The legislation specifies that only those organizations that have previously sponsored a recurring annual event, have previously applied for city permits, and have had a history of illegal pot sales at previous events will be allowed to apply for a permit. Applicants for the new permits must first gain approval from the state, before filing an application with the city. In addition to state and city approval, the organizations must also obtain waivers from any other city agency that has jurisdiction over the event, which could include the Recreation and Parks Department and the Department of Public Health.

When the ordinance was discussed at the board's February 27 committee meeting, more than a dozen people testified in support of the plan.

Terrance Alan, left, and Office of Cannabis acting director Eugene Hillman talk outside a supervisors committee hearing. Photo: Sari Staver  

Among those testifying was Patrick Finger, executive director of Folsom Street Events, who said that approval of the ordinance would be useful for events such as the annual Folsom Street Fair and Up Your Alley street fair by providing additional sources of revenue, since the costs for producing such events continue to increase.

Terrance Alan, the chair of the San Francisco State Cannabis Legalization Task Force, also testified in favor of the ordinance. Alan said at the hearing that the task force's final report, issued in December 2018, included a recommendation that "a local license permit type should be created" for temporary events.

The proposal to create permits was made possible by Assembly Bill 2020, which went into effect January 1 and gave cities in California the authority to approve temporary cannabis events, Mandelman said in a prepared statement when he introduced the ordinance at the committee hearing.

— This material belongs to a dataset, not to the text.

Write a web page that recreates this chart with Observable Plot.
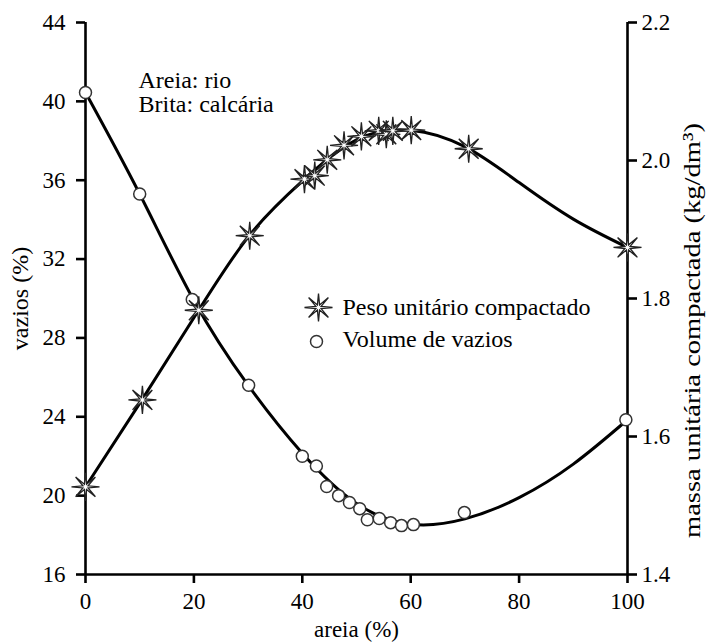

San Francisco "has long embraced community festivals and gatherings, as well as the cannabis industry and, with this ordinance, we will be leading the way on local implementation of AB 2020 and doing so in a way that puts public safety first," he stated.

"Regulating cannabis events allows the city to maintain its commitment to public health and safety by ensuring permitted businesses are supplying safe products," he added.

"It also contributes to our commitment to reduce consumption by underage youth, many of whom we know are currently consuming cannabis illegally at unpermitted events, by ensuring that sales and consumption at temporary events are limited to those who are 21 and over," Mandelman said.

At the hearing, Office of Cannabis acting director Eugene Hillman said that the regulations are intended to "eliminate the negative impact of the unregulated sales and consumption" that take place every year during events such as the 4/20 cannabis celebration in and around Golden Gate Park. In implementing the program, Hillman said the Office of Cannabis would collaborate with other city agencies.

"Ultimately, I hope that this legislation will accomplish what all of our recent cannabis regulations have sought to do: bring this newly legal industry into the light in a way that supports local small businesses and equity applicants while putting public safety first," he said.